At the same time, older leadership must embrace faster feedback loops. Waiting too long can become its own risk. In modern industries, speed is a form of intelligence.
So succession becomes the meeting point between experience and speed; patience and urgency; relationship power and digital strategy, and instinct and data. The best business leaders today build succession roadmaps that do not only prepare an individual, but also prepare the organisation.
Because a successor cannot succeed in an outdated system. Leadership transition requires structural transition too.
Perhaps, the biggest transformation triggered by next-generation leadership is culture. Not corporate culture as a slogan, but real culture and how the organisation behaves when no one is watching. Next-gen business leaders often bring sharper expectations of workplace alignment. They understand that talent no longer joins organisations purely for salary or stability.
People join for growth, clarity, and meaning. They stay for trust, opportunity and recognition. This is where legacy enterprises face a choice. They can remain rigid, protecting old structures because they once worked. Or they can become adaptive, protecting core values but rebuilding the environment where people operate.
Clear performance frameworks
Transparent internal communication
Faster decision-making processes
Skill-based promotions
Learning culture and leadership development
The result is not just a modern workplace. It is a stronger pipeline of future leaders. This matters because leadership is no longer concentrated at the top. The new age of business demands leadership across functions. Sales, operations, finance, digital, customer experience. Leaders must be developed, not discovered. What is changing is trust.
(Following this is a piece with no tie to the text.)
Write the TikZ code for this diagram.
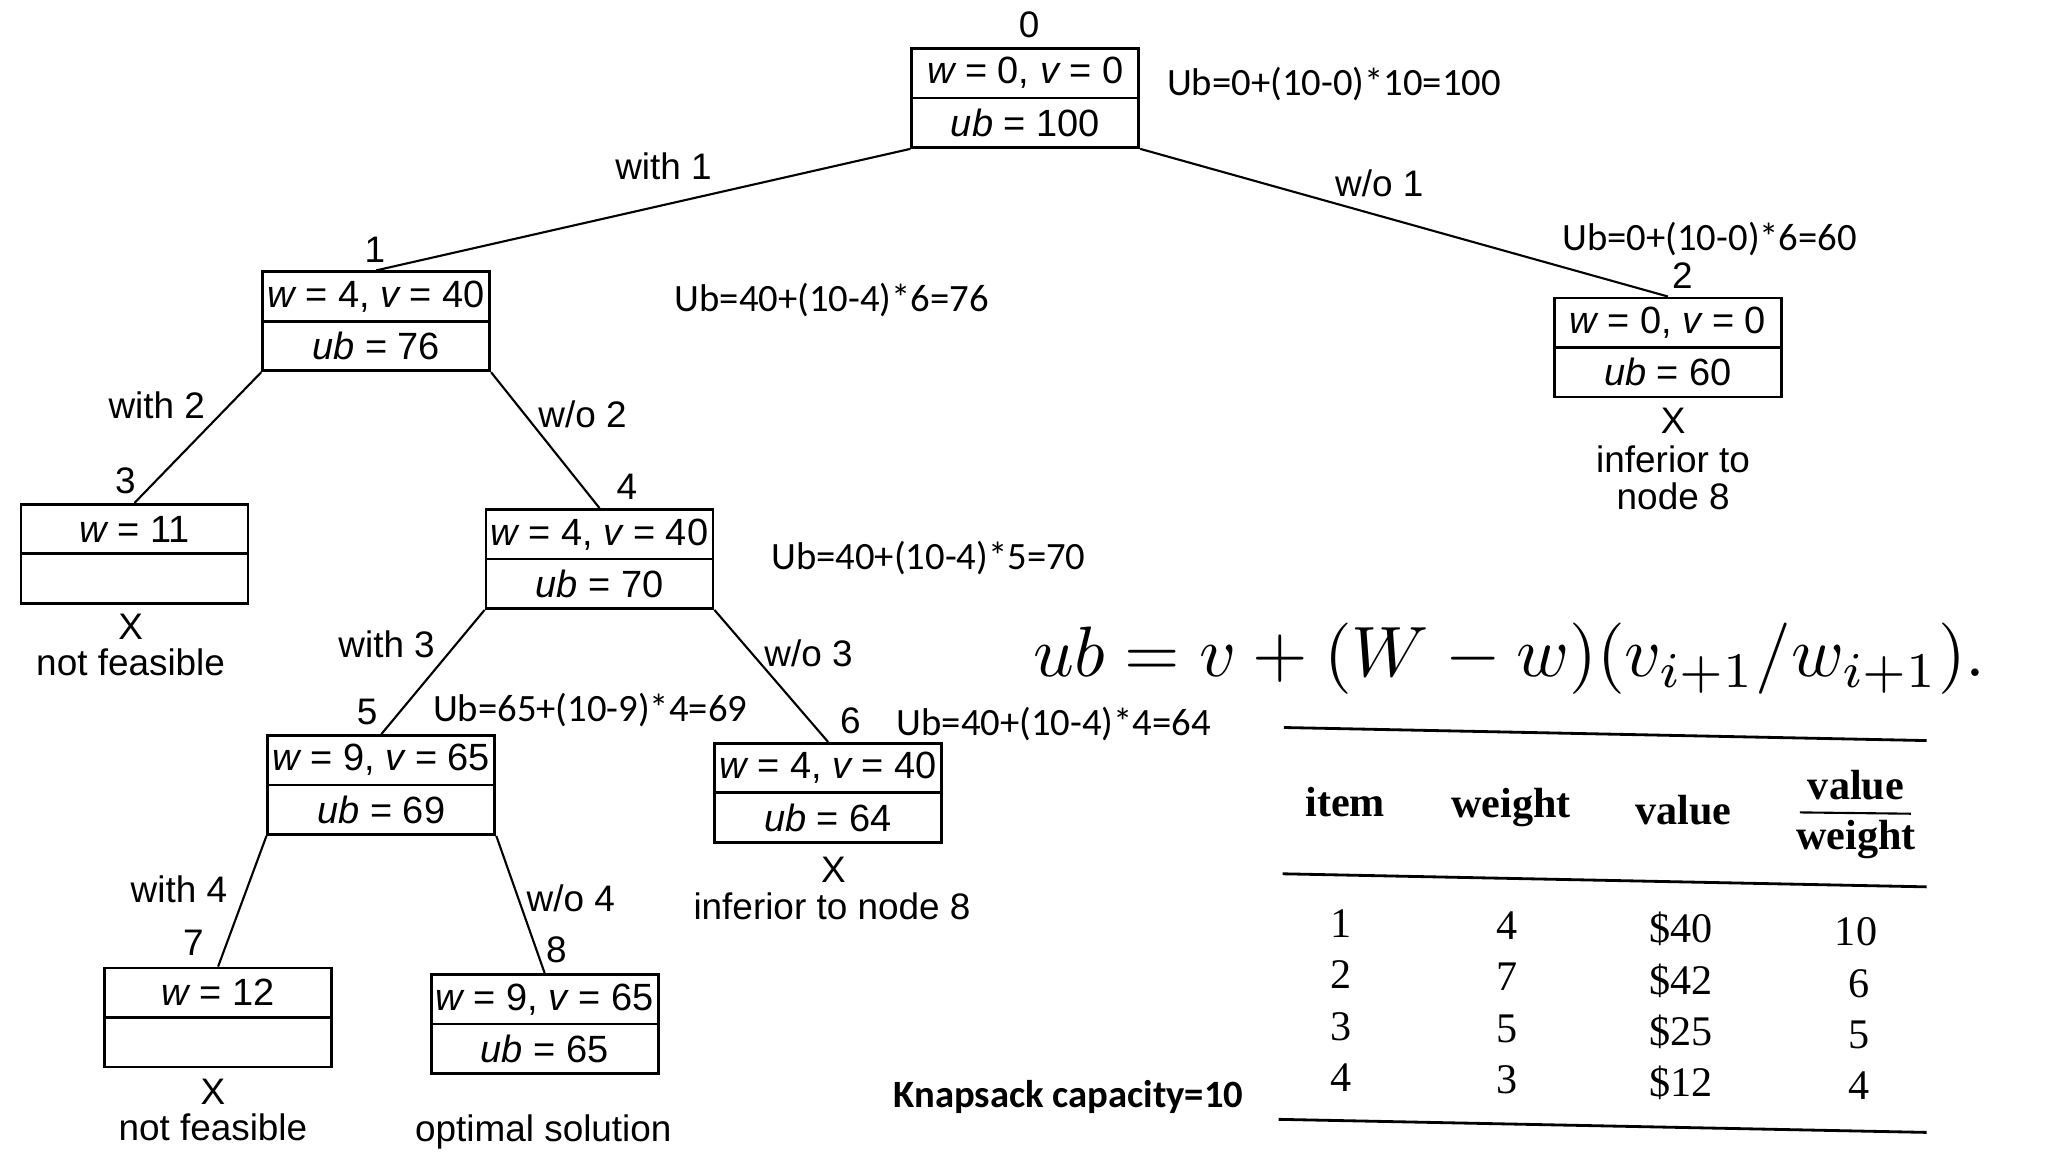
\documentclass[tikz,border=0pt]{standalone}
\usepackage{fontspec}
\setmainfont{Liberation Sans}
\newfontfamily\ubfont{Carlito}
\newfontfamily\tabfont{Liberation Serif}
\usetikzlibrary{calc}
\tikzset{
  kbox/.style={draw, line width=0.8pt, minimum width=2.27cm, minimum height=0.99cm, inner sep=0pt},
  boxline/.style={line width=0.8pt},
  ntext/.style={font=\fontsize{10.8}{13}\selectfont, inner sep=0pt},
  tlabel/.style={font=\fontsize{10.5}{12}\selectfont, inner sep=0pt},
  ublabel/.style={font=\ubfont\fontsize{11}{13}\selectfont, inner sep=0pt},
  edge/.style={line width=0.6pt},
  tab/.style={font=\tabfont\fontsize{12}{14}\selectfont, inner sep=0pt},
  tabh/.style={font=\tabfont\bfseries\fontsize{12}{14}\selectfont, inner sep=0pt},
  rule/.style={line width=0.8pt}
}
\newcommand{\kbox}[4]{%
  \node[kbox] (#1) at (#2) {};
  \draw[boxline] (#1.west) -- (#1.east);
  \node[ntext] (#1t) at ($(#1.center)+(0,-19)$) {#3};
  \node[ntext] (#1b) at ($(#1.center)+(0,19)$) {#4};
}
\begin{document}
\begin{tikzpicture}[x=0.01306cm, y=-0.01306cm]
\path[use as bounding box] (0,0) rectangle (1568,882);

% tree boxes
\kbox{n0}{785,75}{{\itshape w} = 0, {\itshape v} = 0}{{\itshape ub} = 100}
\kbox{n1}{288,246}{{\itshape w} = 4, {\itshape v} = 40}{{\itshape ub} = 76}
\kbox{n2}{1277,266}{{\itshape w} = 0, {\itshape v} = 0}{{\itshape ub} = 60}
\kbox{n3}{103,424}{{\itshape w} = 11}{}
\kbox{n4}{459,428}{{\itshape w} = 4, {\itshape v} = 40}{{\itshape ub} = 70}
\kbox{n5}{292,601}{{\itshape w} = 9, {\itshape v} = 65}{{\itshape ub} = 69}
\kbox{n6}{634,607}{{\itshape w} = 4, {\itshape v} = 40}{{\itshape ub} = 64}
\kbox{n7}{167,779}{{\itshape w} = 12}{}
\kbox{n8}{417,784}{{\itshape w} = 9, {\itshape v} = 65}{{\itshape ub} = 65}

% node numbers
\node[tlabel] (l0) at (788,19) {0};
\node[tlabel] (l1) at (287,191) {1};
\node[tlabel] (l2) at (1288,211) {2};
\node[tlabel] (l3) at (96,368) {3};
\node[tlabel] (l4) at (480,373) {4};
\node[tlabel] (l5) at (281,545) {5};
\node[tlabel] (l6) at (651,552) {6};
\node[tlabel] (l7) at (148,722) {7};
\node[tlabel] (l8) at (426,727) {8};

% edges
\draw[edge] (n0.south west) -- (n1.north);
\draw[edge] (n0.south east) -- (n2.north);
\draw[edge] (n1.south west) -- (n3.north);
\draw[edge] (n1.south east) -- (n4.north);
\draw[edge] (n4.south west) -- (n5.north);
\draw[edge] (n4.south east) -- (n6.north);
\draw[edge] (n5.south west) -- (n7.north);
\draw[edge] (n5.south east) -- (n8.north);

% edge labels
\node[tlabel] (e1) at (508,127) {with 1};
\node[tlabel] (e2) at (1056,140) {w/o 1};
\node[tlabel] (e3) at (120,310) {with 2};
\node[tlabel] (e4) at (446,317) {w/o 2};
\node[tlabel] (e5) at (296,493) {with 3};
\node[tlabel] (e6) at (619,500) {w/o 3};
\node[tlabel] (e7) at (137,681) {with 4};
\node[tlabel] (e8) at (437,688) {w/o 4};

% Ub computations
\node[ublabel, anchor=west] (u0) at (893,64) {Ub=0+(10-0)*10=100};
\node[ublabel] (u2) at (1309,183) {Ub=0+(10-0)*6=60};
\node[ublabel, anchor=west] (u1) at (516,230) {Ub=40+(10-4)*6=76};
\node[ublabel, anchor=west] (u4) at (590,427) {Ub=40+(10-4)*5=70};
\node[ublabel, anchor=west] (u5) at (331,544) {Ub=65+(10-9)*4=69};
\node[ublabel, anchor=west] (u6) at (686,554) {Ub=40+(10-4)*4=64};

% notes
\node[tlabel] (x2) at (1281,322) {X};
\node[tlabel] (t2a) at (1281,352) {inferior to};
\node[tlabel] (t2b) at (1281,380) {node 8};
\node[tlabel] (x3) at (100,480) {X};
\node[tlabel] (t3) at (100,507) {not feasible};
\node[tlabel] (x6) at (638,666) {X};
\node[tlabel] (t6) at (637,694) {inferior to node 8};
\node[tlabel] (x7) at (163,836) {X};
\node[tlabel] (t7) at (163,863) {not feasible};
\node[tlabel] (t8) at (416,867) {optimal solution};

% formula
\node[scale=2.03, anchor=base west, inner sep=0pt] (fm) at (790,518)
  {$ub = v + (W - w)(v_{i+1}/w_{i+1}).$};

% table
\draw[rule] (983,557) -- (1475,567);
\draw[rule] (982,669) -- (1475,679);
\draw[rule] (979,857) -- (1475,867);
\node[tabh] (h1) at (1030,614) {item};
\node[tabh] (h2) at (1157,618) {weight};
\node[tabh] (h3) at (1289,620) {value};
\node[tabh] (h4a) at (1421,601) {value};
\node[tabh] (h4b) at (1421,643) {weight};
\draw[line width=0.6pt] (1378,622) -- (1463,623);

\node[tab] (r11) at (1027,707) {1};
\node[tab] (r21) at (1027,746) {2};
\node[tab] (r31) at (1027,786) {3};
\node[tab] (r41) at (1027,825) {4};
\node[tab] (r12) at (1154,709) {4};
\node[tab] (r22) at (1154,748) {7};
\node[tab] (r32) at (1154,788) {5};
\node[tab] (r42) at (1154,827) {3};
\node[tab] (r13) at (1287,711) {\$40};
\node[tab] (r23) at (1287,751) {\$42};
\node[tab] (r33) at (1287,790) {\$25};
\node[tab] (r43) at (1287,829) {\$12};
\node[tab] (r14) at (1421,713) {10};
\node[tab] (r24) at (1423,753) {6};
\node[tab] (r34) at (1423,792) {5};
\node[tab] (r44) at (1423,831) {4};

\node[ublabel, font=\ubfont\bfseries\fontsize{11}{13}\selectfont] (cap) at (818,840) {Knapsack capacity=10};
\end{tikzpicture}
\end{document}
Old leadership styles were often built on authority. New leadership styles are built on authenticity. Employees want to know what the organisation stands for. They want leaders who communicate clearly and make decisions that align with values. This cultural evolution becomes even more powerful in UAE companies because teams are diverse. They represent multiple nationalities, belief systems and professional expectations. Culture cannot be implied. It must be designed.
The next generation, raised in a globally connected world, is often better equipped to lead diverse teams. They understand representation. They understand communication. They understand that culture is not what leaders say, it is what they enforce.
The future of leadership in the UAE and region will be defined by a simple principle: legacy is not what you inherit, it is what you build next. The most respected leaders in the coming years will not necessarily be the loudest, the boldest, or the most visible. They will be those who upgrade their organisations with discipline and courage while preserving the foundation that created trust in the first place. Because legacy is not the past. It is a promise. It is the promise that what has been built will not collapse when leadership changes. It is the promise that the organisation can thrive across generations, across market shifts, and across new cycles of disruption.
That is why next-generation leadership is not simply about youth. It is about mindset.
Future-ready business leaders are already proving that legacy and innovation are not opposites. They are partners. One provides credibility. The other provides momentum. When blended well, they create businesses that do not just survive change, but shape it. And that is the ultimate leadership goal, not to protect an empire, but to evolve it into something stronger than what existed before.